Candidates for executive vice president
Andy Liaupsin
One of Liaupsin’s signature platform points is to abolish GWPD and hire Student Access Monitors – students currently charged with monitoring tap access to residence halls – to patrol campus at night, leaving “serious” security threats to the Metropolitan Police Department.
Fact check: Student workers have expressed reluctance about taking on roles formerly held by GWPD. Last year, officials revamped RA responsibilities to include nightly patrols of residence halls – a task typically assigned to GWPD officers – which some RAs said could hurt their relationships with residents.
Liaupsin’s proposal calls for expanding the number of SAMs employed at the University to replace GWPD. But officials have already struggled to hire enough SAMs to ensure all residence halls are monitored at all times – a Hatchet analysis in fall 2018 found that some halls lacked the presence of a SAM more than 95 percent of the time.
Brandon Hill
Hill, CCAS-U and a sophomore, has advocated for a scholarship for students who retake a course through the first-year forgiveness program to ensure students in need do not bear a financial burden for retaking the class.

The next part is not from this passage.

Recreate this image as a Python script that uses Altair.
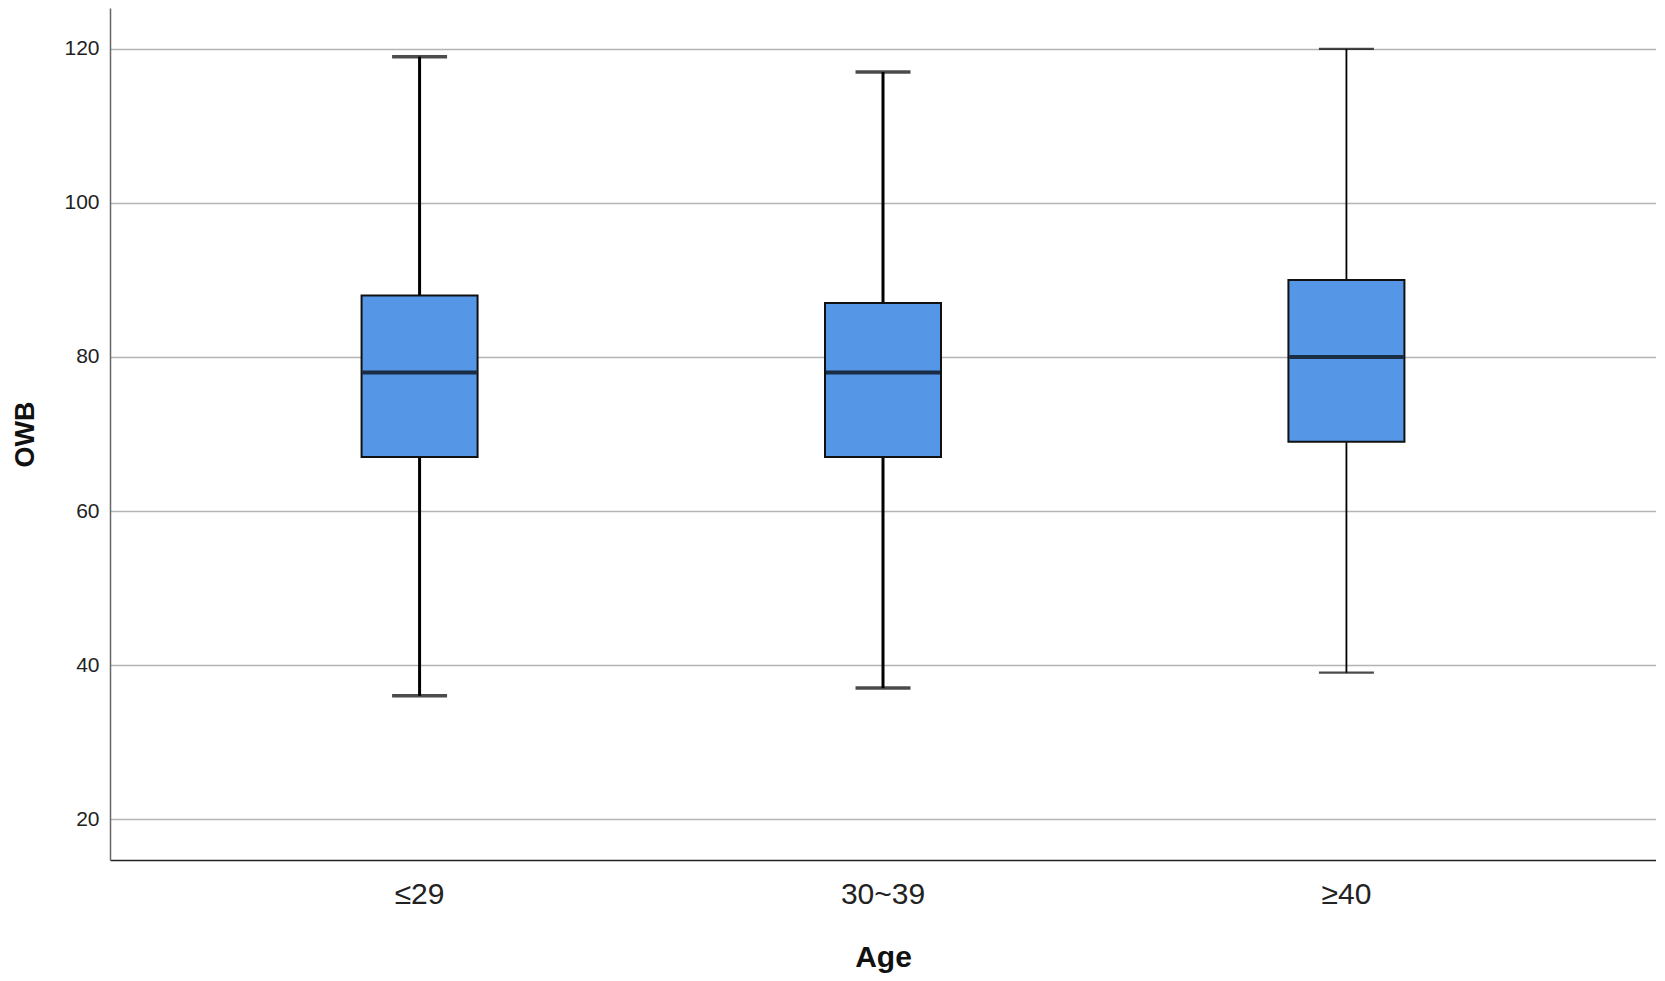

Fact check: Full-time students who repeat a course in accordance with the policy and remain below the 18-credit cap – or 19-credit cap, for students in the School of Engineering and Applied Science – do not incur any additional cost for taking advantage of the freshman forgiveness policy. Hill’s scholarship would apply only to part-time undergraduate students – about 10 percent of the student population – seeking degrees.